It has been a fantastic year for cherries in Britain and we are enjoying a bumper crop thanks to a cool spring followed by a gloriously sunny summer, which has meant the trees blossomed later and the fruit ripened in ideal temperatures. In Britain the majority of edible cherries come from the sour cherry (Prunus cerasus) or the wild (or sweet) cherry (Prunus avium).
Cherries were probably introduced by the Romans to Britain at the beginning of the 1st century and there is a legend that old Roman roads are marked by wild cherry trees grown from the stones Roman soldiers spat out while marching along them!
Ovid writes of only one type of cherry: the cornelian cherry (Cornus mas), which is not part of the Prunus family, as our sweet and sour cherries are, but a deciduous shrub that produces small yellow flowers in winter and edible glossy red or yellow cherry-like fruits, the taste of which is best described as a combination of a cranberry and a sour cherry. These cherries are pictured as part of the abundant golden age (Met. 1.102), they are among the foods Philemon and Baucis served to the gods (Met. 8.665) and are promised to Galatea by Polyphemus if she becomes his lover:
‘With your own fair hands you will pick the most delicious of strawberries growing under the trees, the cornel berries in autumn.’
– Metamorphoses 13.828
Whilst the cornelian cherry featured in Italian Renaissance gardens, it was cultivated for its ornamental value rather than its fruit, because of its vibrant yellow winter flowers. Instead sour and sweet cherry trees were grown for their fruit and Scappi calls specifically for visciola cherries in his cherry torte, a variety of black cherry which comes from the Prunus creasus species which in Italy has been used for centuries to make Vino di Visciole, a sweet, ruby-red dessert wine.
To prepare a visciola cherry tourte
Get visciola cherries, cook them in a little butter over a low fire, and strain the thickest part of them. Have ground marzipan paste ready, fresh egg yolks and mostaccioli, the amount of each at your discretion. When the filling is made up, have a tourte pan lined with a sheet of dough made from egg yolks, butter, sugar, rosewater, salt and fine flour, put the filling into it…

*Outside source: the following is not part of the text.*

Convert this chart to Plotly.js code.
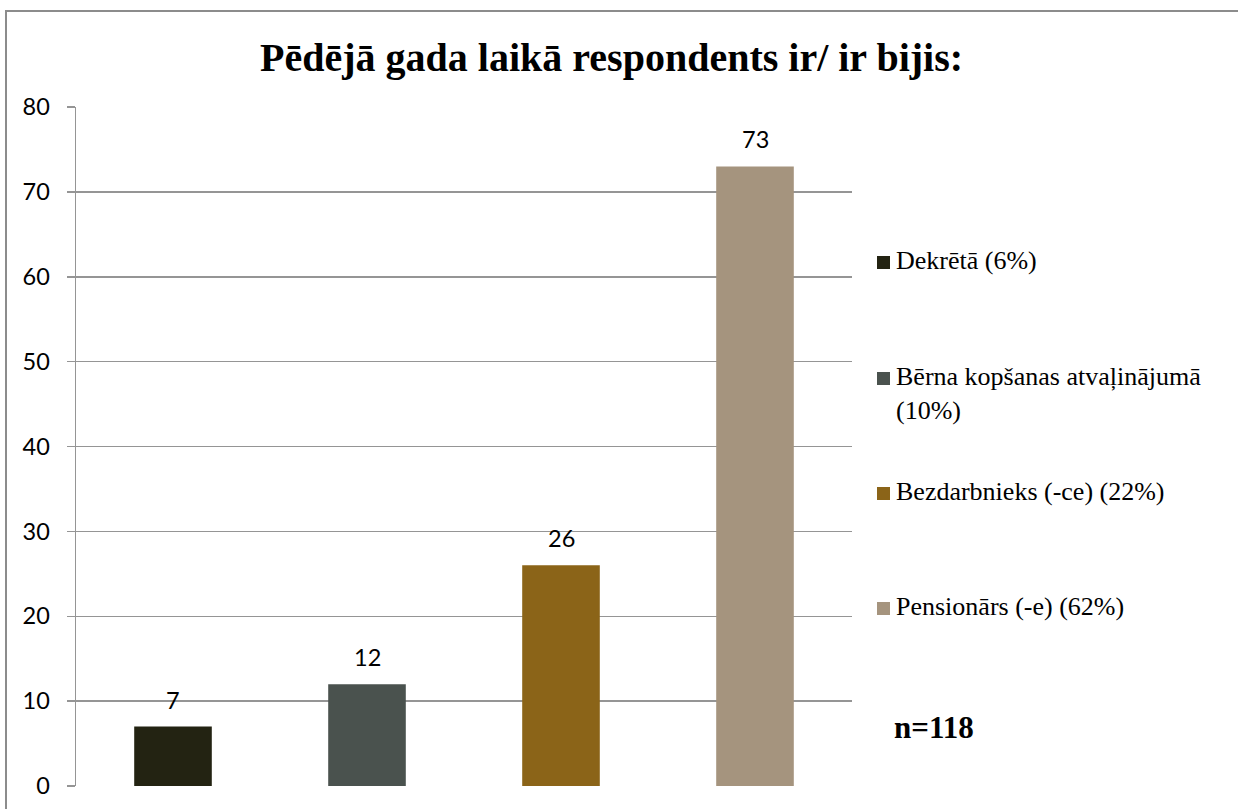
<!DOCTYPE html>
<html>
<head>
<meta charset="utf-8">
<script src="https://cdn.plot.ly/plotly-3.0.1.min.js"></script>
<style>
  html, body { margin: 0; padding: 0; background: #ffffff; overflow: hidden; }
  #chart { position: absolute; left: 0; top: 0; width: 1238px; height: 809px; }
  #frame { position: absolute; left: 5px; top: 10px; width: 1400px; height: 1000px;
           border: 2px solid #8c8c8c; pointer-events: none; }
</style>
</head>
<body>
<div id="chart"></div>
<div id="frame"></div>
<script>
// ---- data ----
const categories = ['Dekrētā', 'Bērna kopšanas atvaļinājumā', 'Bezdarbnieks (-ce)', 'Pensionārs (-e)'];
const values = [7, 12, 26, 73];
const percents = ['6%', '10%', '22%', '62%'];
const legendLabels = ['Dekrētā (6%)', 'Bērna kopšanas atvaļinājumā<br>(10%)', 'Bezdarbnieks (-ce) (22%)', 'Pensionārs (-e) (62%)'];
const colors = ['#232312', '#4a524e', '#8b6418', '#a5947e'];
const yTicks = [0, 10, 20, 30, 40, 50, 60, 70, 80];
const titleText = 'Pēdējā gada laikā respondents ir/ ir bijis:';
const noteText = 'n=118';

// ---- layout geometry (pixels) ----
const W = 1238, H = 809;
const M = { l: 76, r: 386, t: 107, b: 23 };
const plotW = W - M.l - M.r, plotH = H - M.t - M.b;
const px2x = px => (px - M.l) / plotW;
const px2y = py => (H - M.b - py) / plotH;

const legendTops = [262, 378, 493, 608];
const legendSize = 26;
const labelFont = { family: 'Lato, "Open Sans", sans-serif', size: 23.5, color: '#000000' };
const serif = '"Liberation Serif", "Times New Roman", serif';

const trace = {
  type: 'bar',
  x: categories,
  y: values,
  width: 0.4,
  marker: { color: colors, line: { width: 0 } },
  hoverinfo: 'x+y',
  showlegend: false
};

const annotations = [];
// value labels above bars
values.forEach((v, i) => {
  annotations.push({
    x: categories[i], y: v, xref: 'x', yref: 'y',
    text: String(v), showarrow: false,
    yanchor: 'bottom', yshift: 11,
    font: labelFont
  });
});
// legend texts + swatches
const shapes = [];
legendLabels.forEach((lab, i) => {
  annotations.push({
    x: px2x(894), y: px2y(legendTops[i]), xref: 'paper', yref: 'paper',
    text: lab, showarrow: false, xanchor: 'left', yanchor: 'top', align: 'left',
    yshift: Math.round(legendSize * 0.66 + 1),
    font: { family: serif, size: legendSize, color: '#000000' }
  });
  shapes.push({
    type: 'rect', xref: 'paper', yref: 'paper',
    x0: px2x(877), x1: px2x(890),
    y0: px2y(legendTops[i] - 6), y1: px2y(legendTops[i] + 7),
    fillcolor: colors[i], line: { width: 0 }
  });
});
// n=118
annotations.push({
  x: px2x(892), y: px2y(727), xref: 'paper', yref: 'paper',
  text: '<b>' + noteText + '</b>', showarrow: false, xanchor: 'left', yanchor: 'middle',
  font: { family: serif, size: 31, color: '#000000' }
});

const layout = {
  width: W, height: H,
  margin: M,
  paper_bgcolor: '#ffffff', plot_bgcolor: '#ffffff',
  title: {
    text: '<b>' + titleText + '</b>',
    x: 0.494, xanchor: 'center', y: 1 - 57 / H, yanchor: 'middle',
    font: { family: serif, size: 40, color: '#000000' }
  },
  xaxis: {
    type: 'category',
    showticklabels: false, showgrid: false, zeroline: false, showline: false,
    ticks: '', fixedrange: true
  },
  yaxis: {
    range: [0, 80], tickvals: yTicks, ticktext: yTicks.map(String),
    showgrid: true, gridcolor: '#959595', gridwidth: 1.5,
    zeroline: false,
    showline: true, linecolor: '#959595', linewidth: 1.5,
    ticks: 'outside', ticklen: 8, tickcolor: '#959595', tickwidth: 1.5,
    ticklabelstandoff: 12,
    tickfont: labelFont,
    fixedrange: true
  },
  bargap: 0.6,
  annotations: annotations,
  shapes: shapes,
  showlegend: false
};

Plotly.newPlot('chart', [trace], layout, { displayModeBar: false, staticPlot: true });
</script>
</body>
</html>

– The Opera of Bartolomeo Scappi, Book VI, Recipe 128
500g shortcrust pastry
2 egg yolks
50g biscotti, crumbled
- Pre-heat the oven to 180°C and lightly grease a tart tin
- Roll the pastry out to about 3mm thickness on a lightly floured surface, then line the tin and prick the base with a fork
- Cover with baking paper and fill with baking beans and bake for 10 minutes
- Remove the baking beans, crumble the biscotti mixed with the egg yolks and spread over the pastry base, bake for a further 5 minutes, then allow the pastry shell to cool
- De-stone the cherries – this sounds much simpler than it is! If you have a fancy de-stoning gadget, you’re sorted, but I use a paperclip bent into an S shape to hook the stones out. This is tricky at first, but you soon get the knack for it and it leaves the cherries with only one hole, whereas de-stoners poke the stone out from one side through to the other and make the cherries loose their shape more than the paperclip method. Either way, the process is very messy and the juice gets everywhere, so be warned!
- Sautée the cherries in a saucepan with butter for about 5 mins until juices begin to run, but the cherries still have their shape
- Roll the marzipan out to about 5mm thickness and cut to size and place over the biscotti crumbs
- Arrange the cherries over the marzipan – this is best to do when the cherries are still warm, as they melt into the marzipan slightly and don’t roll about when you’re trying to place them
- Brush the remaining juices over the cherries and serve
As I’ve mentioned before, I am very dubious about cooking summer fruits, much preferring them raw, so I was pleasantly surprised that sautéing the cherries in butter did wonders to their flavour. Raw, they were already juicy and sweet without a hint of bitterness, but sautéing gave their flavour a much deeper intensity and they took on a bolder, almost fortified quality. This made me feel that perhaps Scappi missed a trick with his recipe and a boozy ingredient wouldn’t have gone amiss…proof that recipes are made to be tinkered with, even Scappi’s! Boozy or not, this is a great summer dessert, you can’t go wrong with cherries and marzipan and when make it again I intend to add a generous splash of amaretto!